I want to help design a "sandpark" MMO. Optional interactive story with quests and deeply characterized NPCs, plus sandbox elements like player-craftable housing and lots of other crafting. If you are starting a design of this type, please PM me. I also love pet-breeding games.

Quote:
Original post by Katie
Texture mapping used to be expensive -- filling solid polys was much cheaper.

Nowadays, texturing is (basically) almost free. And yes, faffing about enabling/disabling textures is a pain.

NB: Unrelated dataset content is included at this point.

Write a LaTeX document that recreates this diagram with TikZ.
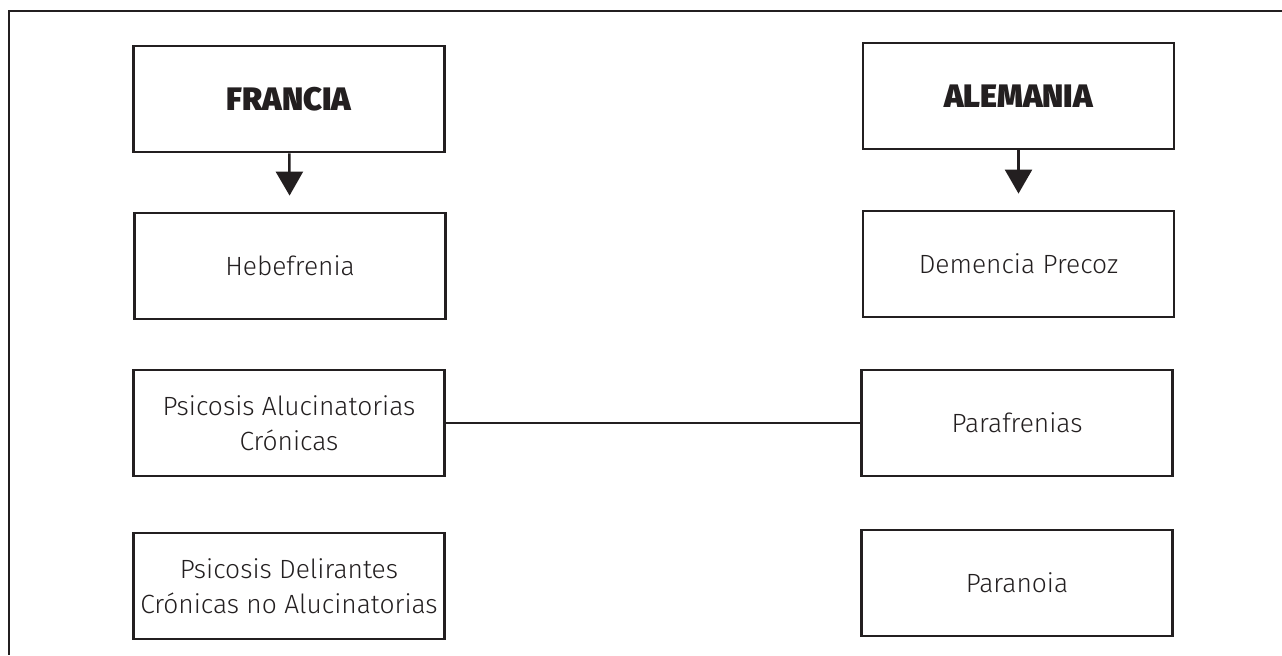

So the artists just texture all the surfaces.

In addition, freeing the surface colours like this means that you can use the vertex colours for other things -- baked lighting perhaps or dynamic bloodying/dirtying.


Actually texture mapping isn't free, as a matter of fact lots of times with the newer game engines the texture sheets actually take more of a toll than higher poly counts.

Nowadays you will find that models won't generally have any parts of it that are just a basic plain color.

Lots of other times it's because different map types shader the same uv coordinance. So while the diffuse map might seem plain, the normal map won't be so that the game model will look smoother.
"Actually texture mapping isn't free"

OK, this is true, but I wasn't really going to start talking about fill-rate limits vs geometry limits in an answer to a fairly basic question about why no-one uses plain polys anymore. Compared to the aggravation of texture mapping on the CPU where one would typically use flat colours whenever possible, using the GPU makes it look basically free.